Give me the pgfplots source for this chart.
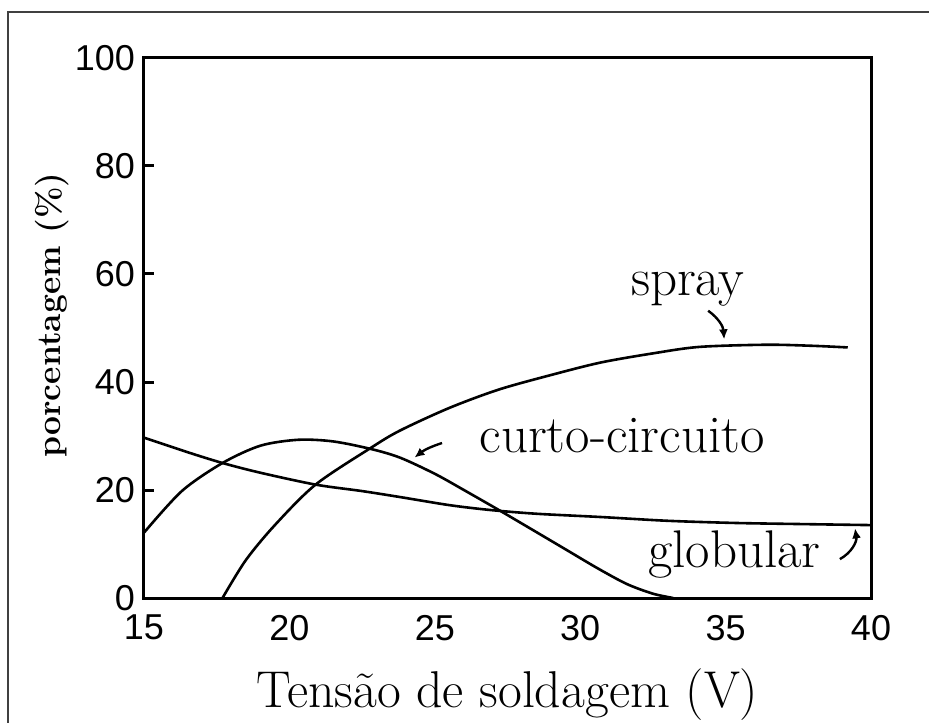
\documentclass[border=0pt]{standalone}
\usepackage{fontspec}
\newfontfamily\tickfont{Liberation Sans}
\usepackage{pgfplots}
\pgfplotsset{compat=1.18}
\usetikzlibrary{arrows.meta}
\begin{document}
\begin{tikzpicture}
\path[use as bounding box] (-72pt,-62pt) rectangle (392.5pt,299pt);
\draw[line width=0.9pt, black!75] (-68pt,-70pt) -- (-68pt,293pt) -- (400pt,293pt);
\begin{axis}[
  at={(0,0)}, anchor=south west,
  scale only axis, width=363.5pt, height=270pt,
  xmin=15, xmax=40, ymin=0, ymax=100,
  xtick={15,20,...,40}, ytick={0,20,...,100},
  axis line style={line width=1.5pt},
  tick align=inside, ytick pos=left, xtick pos=bottom,
  xtick style={draw=none},
  ytick style={line width=1.5pt, black},
  major tick length=5pt,
  ticklabel style={font=\tickfont\fontsize{18}{20}\selectfont},
  /pgf/number format/assume math mode=true,
  xticklabel style={yshift=-5pt},
  yticklabel style={xshift=-1pt},
  xlabel={Tensão de soldagem (V)},
  xlabel style={at={(axis description cs:0.5,0)}, anchor=base, yshift=-54.5pt, font=\fontsize{25.9}{30}\selectfont},
  ylabel={porcentagem (\%)},
  ylabel style={at={(axis description cs:-0.127,0.524)}, anchor=center, font=\bfseries\fontsize{16.8}{20}\selectfont},
  clip=false
]
% globular
\addplot[black, line width=1.3pt, smooth] coordinates {(15,29.7) (16.5,27) (17.7,25) (19,23.2) (20.9,21) (22.5,19.8) (23.8,18.7) (25.5,17.2) (26.9,16.3) (28.5,15.6) (30.7,15) (33,14.3) (35.3,13.9) (37.5,13.7) (40,13.5)};
% curto-circuito
\addplot[black, line width=1.3pt, smooth] coordinates {(15,12.1) (16.3,19.8) (17.7,25) (19,28.2) (20.3,29.3) (21.5,29) (22.8,27.6) (23.8,26) (25,23) (26,20) (27.2,16.3) (28.4,12.5) (29.5,9) (30.6,5.5) (31.6,2.6) (32.5,0.8) (33.2,0)};
% spray
\addplot[black, line width=1.3pt, smooth] coordinates {(17.7,0) (18.5,7) (19.5,13.5) (20.9,21) (22.8,27.8) (23.8,31) (25.5,35.2) (27.2,38.6) (29,41.3) (30.7,43.6) (32.5,45.3) (34.1,46.5) (36.4,46.9) (38,46.7) (39.2,46.4)};

\node[anchor=base, font=\fontsize{26.5}{30}\selectfont] at (axis cs:33.7,56.1) {spray};
\node[anchor=base, font=\fontsize{26.5}{30}\selectfont] at (axis cs:31.44,26.9) {curto-circuito};
\node[anchor=base, font=\fontsize{26.5}{30}\selectfont] at (axis cs:35.3,5.6) {globular};

\draw[-{Latex[length=5pt,width=4.5pt]}, line width=1.2pt] (axis cs:34.4,53.2) to[bend left=25] (axis cs:34.95,47.9);
\draw[-{Latex[length=5pt,width=4.5pt]}, line width=1.2pt] (axis cs:25.25,28.7) to[bend right=10] (axis cs:24.3,26);
\draw[-{Latex[length=5pt,width=4.5pt]}, line width=1.2pt] (axis cs:38.93,7.2) to[bend right=35] (axis cs:39.45,12.9);
\end{axis}
\end{tikzpicture}
\end{document}
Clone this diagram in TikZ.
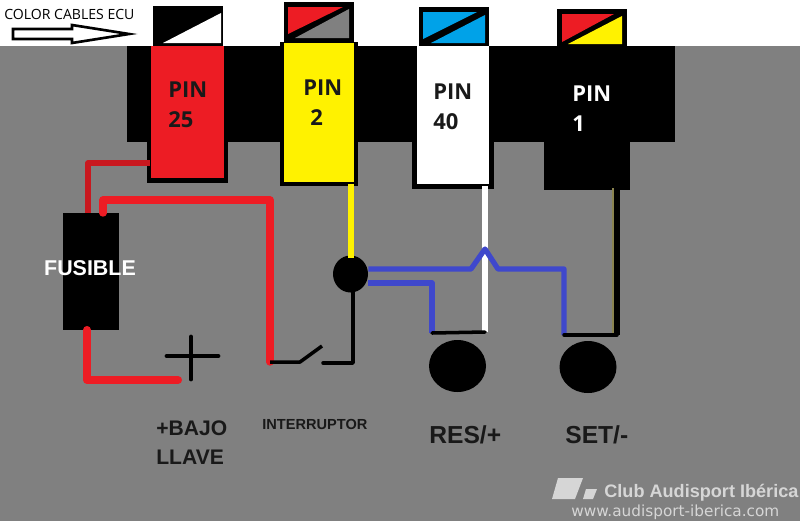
\documentclass[tikz,border=0pt]{standalone}
\usepackage{fontspec}
\setmainfont{Open Sans}
\newfontfamily\capfont{Liberation Sans}
\newfontfamily\webfont{DejaVu Sans}
\usetikzlibrary{shapes.geometric}
\definecolor{bggray}{HTML}{808080}
\definecolor{pinred}{HTML}{ED1C24}
\definecolor{pinyellow}{HTML}{FFF200}
\definecolor{flagblue}{HTML}{00A2E8}
\definecolor{wireblue}{HTML}{3F48CC}
\definecolor{wireolive}{HTML}{8A8450}
\definecolor{logogray}{HTML}{D6D6D6}
\tikzset{
  pinbox/.style={inner sep=0pt, minimum width=1.46cm},
  fusebox/.style={fill=black, inner sep=0pt, minimum width=1.12cm, minimum height=2.34cm},
  blob/.style={ellipse, fill=black, inner sep=0pt},
  pinlabel/.style={font=\fontsize{12.5}{12.5}\selectfont\bfseries, inner sep=0pt, anchor=west, text=black!90},
  caption/.style={font=\capfont\fontsize{12}{12}\selectfont\bfseries, inner sep=0pt, anchor=west, text=black!90},
  redwire/.style={draw=pinred, line width=4.2pt, line cap=round, line join=round},
  bluewire/.style={draw=wireblue, line width=3pt, line join=round},
  blackwire/.style={draw=black, line width=2pt, line cap=round, line join=round},
}
\begin{document}
\begin{tikzpicture}[x=0.02cm, y=-0.02cm]
  \useasboundingbox (0, 0) rectangle (800, 521);
  \fill [white] (0, 0) rectangle (800, 46);
  \fill [bggray] (0, 46) rectangle (800, 521);
  \fill (127, 46) rectangle (675, 142);

  % pins
  \fill (147, 46) rectangle (228, 183);
  \fill (280, 42) rectangle (358, 186);
  \fill (412, 46) rectangle (494, 189);
  \node [pinbox, fill=pinred, minimum height=2.64cm] (pin25) at (187.5, 112) {};
  \node [pinbox, fill=pinyellow, minimum width=1.4cm, minimum height=2.78cm] (pin2) at (319, 112.5) {};
  \node [pinbox, fill=white, minimum width=1.44cm, minimum height=2.76cm] (pin40) at (453, 115) {};
  \node [fill=black, inner sep=0pt, minimum width=1.72cm, minimum height=2.88cm] (pin1) at (587, 118) {};

  % flags
  \fill (153, 6) rectangle (223, 46);
  \fill [white] (163, 43) -- (221, 13) -- (221, 43) -- cycle;
  \fill (284, 2) rectangle (354, 42);
  \fill [pinred] (288, 7) -- (343, 7) -- (288, 34) -- cycle;
  \fill [bggray] (295, 38) -- (349, 9) -- (349, 38) -- cycle;
  \fill (419, 7) rectangle (489, 46);
  \fill [flagblue] (423, 12) -- (477, 12) -- (423, 39) -- cycle;
  \fill [flagblue] (431, 43) -- (485, 15) -- (485, 43) -- cycle;
  \fill (557, 9) rectangle (627, 46);
  \fill [pinred] (562, 14) -- (614, 14) -- (562, 42) -- cycle;
  \fill [pinyellow] (568, 44) -- (622, 16) -- (622, 44) -- cycle;

  \node [font=\fontsize{8}{8}\selectfont, inner sep=0pt, anchor=west] (title) at (4, 14) {COLOR CABLES ECU};
  \draw [fill=white, line width=1.5pt] (13, 29) -- (72, 29) -- (72, 25) -- (129, 34) -- (72, 43) -- (72, 39) -- (13, 39) -- cycle;

  \node [pinlabel] (lab25a) at (168, 90) {PIN};
  \node [pinlabel] (lab25b) at (168, 120) {25};
  \node [pinlabel] (lab2a) at (303, 88) {PIN};
  \node [pinlabel] (lab2b) at (310, 118) {2};
  \node [pinlabel] (lab40a) at (433, 92) {PIN};
  \node [pinlabel] (lab40b) at (433, 122) {40};
  \node [pinlabel, text=white] (lab1a) at (572, 94) {PIN};
  \node [pinlabel, text=white] (lab1b) at (572, 124) {1};

  % fuse, switch, buttons
  \node [fusebox] (fuse) at (91, 271.5) {};
  \node [font=\capfont\fontsize{12.2}{12.2}\selectfont\bfseries, text=white, inner sep=0pt] (fuselabel) at (90, 268) {FUSIBLE};
  \node [blob, minimum width=0.7cm, minimum height=0.74cm] (joint) at (350.5, 274) {};
  \node [blob, minimum width=1.14cm, minimum height=1.04cm] (res) at (457.5, 366) {};
  \node [blob, minimum width=1.14cm, minimum height=1.04cm] (set) at (588, 367) {};

  \coordinate (fusetopa) at (88, 213);
  \coordinate (fusetopb) at (103, 213);
  \coordinate (fusebot) at (87, 330);
  \coordinate (pin25out) at (150, 163);
  \coordinate (plusend) at (178, 380);
  \coordinate (swleft) at (270, 362);
  \coordinate (swarm) at (322, 346);
  \coordinate (swhinge) at (300, 362);
  \coordinate (swright) at (323, 363);
  \coordinate (bump) at (485, 249);
  \coordinate (bumpl) at (471, 269);
  \coordinate (bumpr) at (498, 269);
  \coordinate (resleft) at (432, 333);
  \coordinate (resright) at (485, 332);
  \coordinate (setleft) at (564, 335);
  \coordinate (setright) at (617, 335);
  \coordinate (pin40out) at (485, 186);
  \coordinate (pin1out) at (617, 188);
  \coordinate (pin2out) at (351, 184);
  \coordinate (jointtop) at (351, 258);
  \coordinate (jointbot) at (353, 288);
  \coordinate (redcorner) at (103, 200);

  % wires
  \draw [redwire, draw=pinred!85!black, line width=3pt, line cap=butt] (pin25out) -| (fusetopa);
  \draw [redwire] (fusetopb) -- (redcorner) -| (swleft);
  \draw [redwire, line width=4.6pt] (fusebot) |- (plusend);
  \draw [blackwire, line width=2.8pt] (167, 356) coordinate (plusl) -- (218, 356) coordinate (plusr);
  \draw [blackwire, line width=2.8pt] (191, 337) coordinate (plust) -- (191, 379) coordinate (plusb);
  \draw [blackwire, line cap=butt] (swleft) -- (swhinge) -- (swarm);
  \draw [blackwire] (swright) -| (jointbot);
  \draw [draw=pinyellow, line width=3.4pt] (pin2out) -- (jointtop);
  \draw [draw=white, line width=3.2pt] (pin40out) -- (resright);
  \draw [bluewire] (joint.east |- bumpl) -- (bumpl) -- (bump) -- (bumpr) -| (setleft);
  \draw [bluewire] (joint.east |- 0, 283) -| (resleft);
  \draw [blackwire] (resleft) -- (resright);
  \draw [blackwire] (setleft) -- (setright);
  \draw [draw=wireolive, line width=0.8pt] (613, 188) coordinate (olivea) -- (613, 333) coordinate (oliveb);
  \draw [blackwire, line width=3.2pt, line cap=butt] (pin1out) -- (setright);

  % captions
  \node [caption] (bajo) at (156, 428) {+BAJO};
  \node [caption] (llave) at (156, 457) {LLAVE};
  \node [caption, font=\capfont\fontsize{8.3}{8.3}\selectfont\bfseries] (inter) at (262, 424) {INTERRUPTOR};
  \node [caption, font=\capfont\fontsize{14}{14}\selectfont\bfseries] (reslabel) at (429, 435) {RES/+};
  \node [caption, font=\capfont\fontsize{14}{14}\selectfont\bfseries] (setlabel) at (565, 435) {SET/-};

  % logo
  \fill [logogray] (552, 499) -- (558, 478) -- (583, 478) -- (575, 499) -- cycle;
  \fill [logogray] (583, 499) -- (586, 489) -- (597, 489) -- (593, 499) -- cycle;
  \node [font=\capfont\fontsize{10.3}{10.3}\selectfont\bfseries, text=logogray, inner sep=0pt, anchor=west] (club) at (604, 493) {Club Audisport Ibérica};
  \node [font=\webfont\fontsize{8.7}{8.7}\selectfont, text=logogray, inner sep=0pt, anchor=west] (web) at (571, 512) {www.audisport-iberica.com};
\end{tikzpicture}
\end{document}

**Problem:** Reproduce only the lines from the beginning of the data through the line that contains "at (axis cs:35.3,5.6)", both included, and please drop the pictures.

**Result of this exercise:**
Give me the pgfplots source for this chart.
\documentclass[border=0pt]{standalone}
\usepackage{fontspec}
\newfontfamily\tickfont{Liberation Sans}
\usepackage{pgfplots}
\pgfplotsset{compat=1.18}
\usetikzlibrary{arrows.meta}
\begin{document}
\begin{tikzpicture}
\path[use as bounding box] (-72pt,-62pt) rectangle (392.5pt,299pt);
\draw[line width=0.9pt, black!75] (-68pt,-70pt) -- (-68pt,293pt) -- (400pt,293pt);
\begin{axis}[
  at={(0,0)}, anchor=south west,
  scale only axis, width=363.5pt, height=270pt,
  xmin=15, xmax=40, ymin=0, ymax=100,
  xtick={15,20,...,40}, ytick={0,20,...,100},
  axis line style={line width=1.5pt},
  tick align=inside, ytick pos=left, xtick pos=bottom,
  xtick style={draw=none},
  ytick style={line width=1.5pt, black},
  major tick length=5pt,
  ticklabel style={font=\tickfont\fontsize{18}{20}\selectfont},
  /pgf/number format/assume math mode=true,
  xticklabel style={yshift=-5pt},
  yticklabel style={xshift=-1pt},
  xlabel={Tensão de soldagem (V)},
  xlabel style={at={(axis description cs:0.5,0)}, anchor=base, yshift=-54.5pt, font=\fontsize{25.9}{30}\selectfont},
  ylabel={porcentagem (\%)},
  ylabel style={at={(axis description cs:-0.127,0.524)}, anchor=center, font=\bfseries\fontsize{16.8}{20}\selectfont},
  clip=false
]
% globular
\addplot[black, line width=1.3pt, smooth] coordinates {(15,29.7) (16.5,27) (17.7,25) (19,23.2) (20.9,21) (22.5,19.8) (23.8,18.7) (25.5,17.2) (26.9,16.3) (28.5,15.6) (30.7,15) (33,14.3) (35.3,13.9) (37.5,13.7) (40,13.5)};
% curto-circuito
\addplot[black, line width=1.3pt, smooth] coordinates {(15,12.1) (16.3,19.8) (17.7,25) (19,28.2) (20.3,29.3) (21.5,29) (22.8,27.6) (23.8,26) (25,23) (26,20) (27.2,16.3) (28.4,12.5) (29.5,9) (30.6,5.5) (31.6,2.6) (32.5,0.8) (33.2,0)};
% spray
\addplot[black, line width=1.3pt, smooth] coordinates {(17.7,0) (18.5,7) (19.5,13.5) (20.9,21) (22.8,27.8) (23.8,31) (25.5,35.2) (27.2,38.6) (29,41.3) (30.7,43.6) (32.5,45.3) (34.1,46.5) (36.4,46.9) (38,46.7) (39.2,46.4)};

\node[anchor=base, font=\fontsize{26.5}{30}\selectfont] at (axis cs:33.7,56.1) {spray};
\node[anchor=base, font=\fontsize{26.5}{30}\selectfont] at (axis cs:31.44,26.9) {curto-circuito};
\node[anchor=base, font=\fontsize{26.5}{30}\selectfont] at (axis cs:35.3,5.6) {globular};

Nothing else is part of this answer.